Rick Perry's Non-Constitutional, Un-Christian Prayer Meetings

Rick Perry’s prayer meetings will no doubt score high points with his Evangelical Christian base, but if he is planning to run for President, it will likely turn off mainline Christians and secular swing voters, for these two reasons.

First, such meetings have a un-Constitutional ring to them. The powers and duties of the President as explicitly defined by Article II of The Constitution makes no mention at all of promoting religious values. The President, of course, can be a devout believer and, as such, bank on his faith to make decisions, as did George W. Bush, but he has no legal right to foist his faith on the nation. He is elected to serve as Chief Executive and Commander in Chief of the United States of America, not as head prophet or guru.

Second, Perry’s mass prayer meetings—political rallies in disguise, really--are un-Christian.

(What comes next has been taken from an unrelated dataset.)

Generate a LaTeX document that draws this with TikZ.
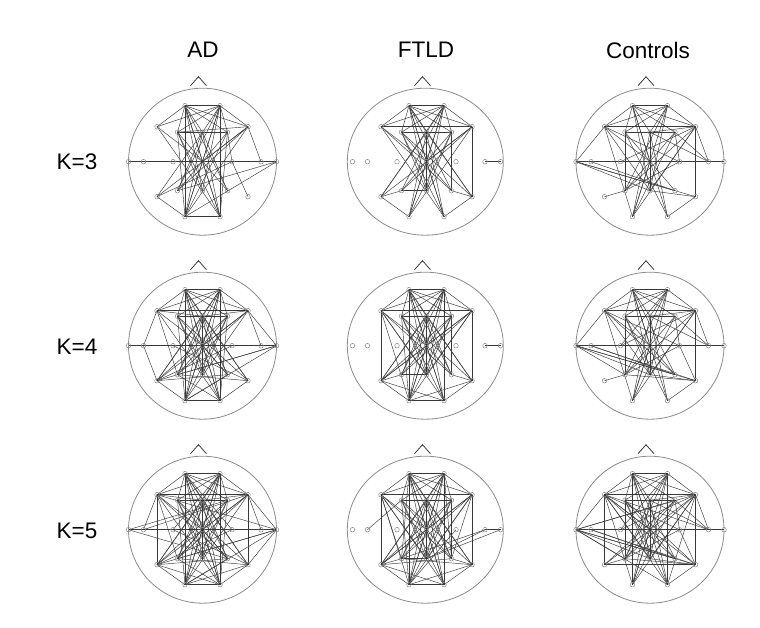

As Jesus said: “And when you pray, you shall not be like the hypocrites. For they love to pray standing in the synagogues and on the corners of the streets, that they may be seen by men. Assuredly, I say unto you, they have their reward. But you, when you pray, go into your room, and when you have shut your door, pray to your Father who is in the secret place; and your Father who sees in secret will reward you openly. (Matt 6:5-6—New King James Version)

Rick Perry might be right. The economic and social ills plaguing America might be due to a loss of spiritual values. But, if that be the case, then the problem is for God to deal with. It’s not the job of mortals, especially of mundane politicos like Rick Perry.